Natalia Gavrilan, vera protagonista dell’opera, porta in scena una Elcìa non particolarmente elegante, ma perfettamente riuscita nello sfoggio della tecnica di canto, di cui si riconosce chiaramente la maniera rossiniana. La vocalità brunita, con quei peculiari affondi che possono piacere o meno, la competenza professionale e solida, l’ottimo virtuosismo, nonché la capacità di variare le dinamiche, le permettono di riuscire sapientemente nelle insidie del ruolo Colbran, che trova il suo culmine in “Tormenti! Affanni! Smanie!” a conclusione del secondo atto.
La affianca un Osiride altrettanto vittorioso. Il saper cantar Rossini di Ruzil Gatin proviene dall’Accademia di Pesaro e si sente. Vocalità luminosa e ben proiettata – piacevolissimo l’attacco di “Ah se puoi così lasciarmi” – acuti facili e svettanti, agilità ben sgranate, fraseggio eloquente. Ogni tanto si sente qualche piccola imprecisione e l’interpretazione scenica è da rivedere, ma sicuramente si tratta solo di lasciare tempo alla maturazione.

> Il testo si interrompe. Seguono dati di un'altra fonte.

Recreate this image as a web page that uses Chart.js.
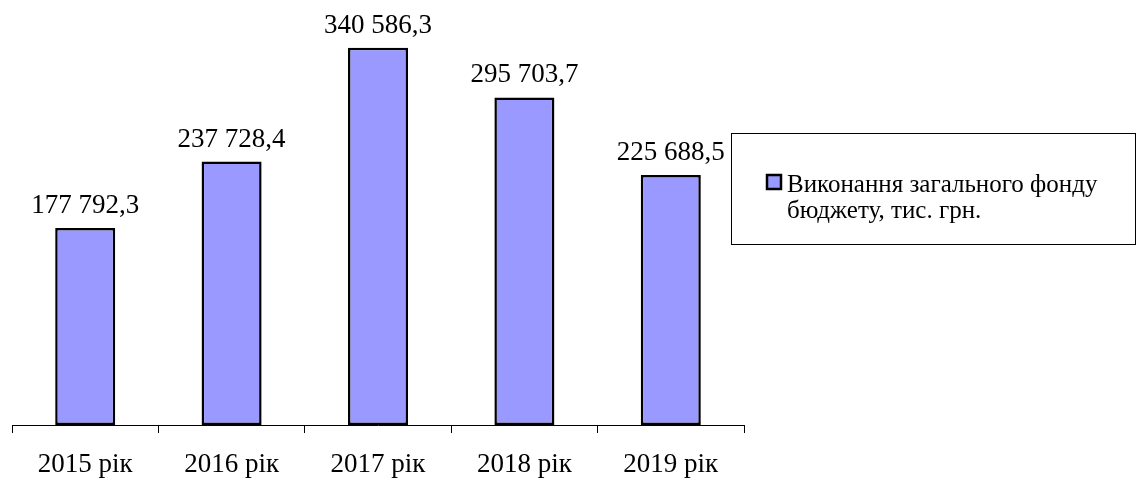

Riesce anche il Faraone di Alessandro Abis, pure proveniente dalla scuola di Alberto Zedda, seppur la parte appare un po’ troppo acuta per la sua vocalità. La tessitura lo mette talvolta in difficoltà, ma riesce ad aggirare il problema con grande stile, grazie alla conoscenza dei propri mezzi e di ciò che riesce ad affrontare. Presumibilmente sarebbe stato un ottimo Mosè.
Silvia Dalla Benetta, ospite regolare al Festival Rossini in Wildbad, veste i panni della regina Amaltea, ruolo ingrato poiché intriso di una lunghissima serie di recitativi, ma l’esperta cantante lo eleva a personaggio protagonista ed ottiene un meritato successo personale. La voce estesa, ben proiettata e dal timbro importante si impone nei pezzi d’assieme; il carattere e l’accento drammatico emergono nei recitativi e nel quartetto; ma è con “La pace mia smarrita” – mutuata dall’aria della regina Amira “Vorrei veder lo sposo” da Ciro in Babilonia – che mostra appieno le sue qualità armoniche, il saper legare i suoni, controllare il fiato e sgranare agilità con estrema precisione.
Annunciato indisposto, Federico Sacchi è un Mosè convincente nell’interpretazione scenica, fatta di un personaggio severo e fortemente autorevole che pare uscito da un dipinto di Guido Reni, ma spesso opaco e in difficoltà nel canto.
Più che adeguati i due tenori di contorno, l’espressivo Marco Mustaro nei panni di Mambre e il luminoso Matteo Roma in quelli di Aronne. Corretta ma poco lucente l’Amenofi di Ilaria Ribezzi.
Lo spettacolo di Lorenzo Maria Mucci è costruito su di un modesto ma efficacissimo – quanto ecologico – impianto scenico a cura di Josè Yaque e Valentina Bressan realizzato da Officina Scart di Waste Recycling Gruppo Herambiente. La parte fotografica, anche grazie ai bei costumi disegnati dagli stessi scenografi, è molto piacevole. Il lavoro di regia è invece un po’ troppo semplicistico, pressoché fatto di ingressi, uscite e piazzamenti; mancano invece movimento e gestualità studiati sul gruppo – quel poco è lasciato ai singoli interpreti e si notano le differenze – oltre alle controscene che in certi momenti avrebbero incalzato la vicenda, invece sostenuta solo grazie a direttore e solisti. Pure poco incisive le luci di Michele Della Mea, che sono sufficientemente efficaci viste nel loro insieme, ma talvolta lasciano i protagonisti al buio in proscenio, oppure restano per molto tempo fisse non andando a creare quella maggiore suggestione di cui invece un allestimento così sobrio avrebbe bisogno.